Gesang adalah sosok yang sederhana, ramah dan tekun. Hidup sederhana tetapi nikmat dan bahagia, itulah semboyan hidup Gesang Martohartono dalam kehidupan sehari-hari. Dalam hidupnya sebelum beliau meninggal, beliau hanya ingin meninggalkan warisan yang berharga bagi yang ditinggalkan. Sebagai seniman yang telah berumur tua ia juga merasa bahwa semua pasti akan kembali menghadap Tuhan Yang Maha Memiliki Segala-galanya ( Utomo, 1986 : 60 ).

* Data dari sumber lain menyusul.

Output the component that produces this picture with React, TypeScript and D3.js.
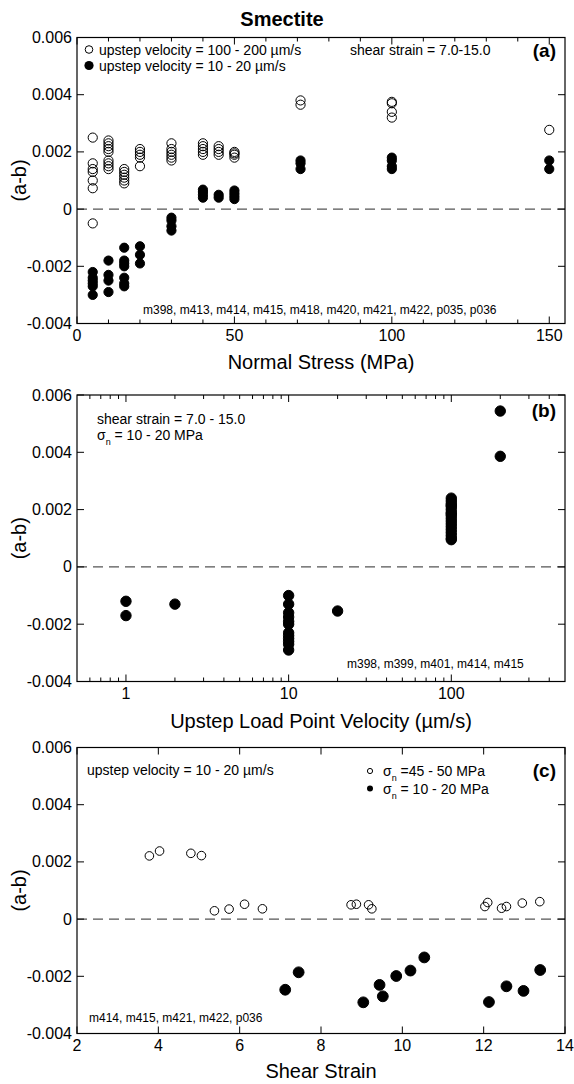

Dalam wawancara yang dilakukan oleh penulis pada tanggal 16 Mei 2008, sesekali beliau bercerita tentang bagaimana beliau menjalani hidup. Banyak pengalaman yang telah diperolehnya, khususnya dalam bidang musik keroncong. Karya-karyanya membuatnya begitu di kenal di Indonesia, bahkan sampai di negara-negara lain. Beliau juga tidak pernah menyangka jika lagu-lagu yang diciptakannya bisa menjadi sangat dikenal oleh banyak kalangan, bahkan sampai ke luar negeri. Ia mengungkapkan bahwa ia hanya selalu menciptakan karyanya dengan jujur, tulus, sesuai dengan perasaannya dan sesuai dengan apa yang ingin diungkapkannya. Seperti layaknya orang tua pada umumnya di dalam suasana wawancara dan obrolan beliau seringkali memberikan petuah-petuah yang sarat dengan makna. Petuah-petuah itu merupakan cerminan dari sebuah pengalamannya selama menjalani hidup.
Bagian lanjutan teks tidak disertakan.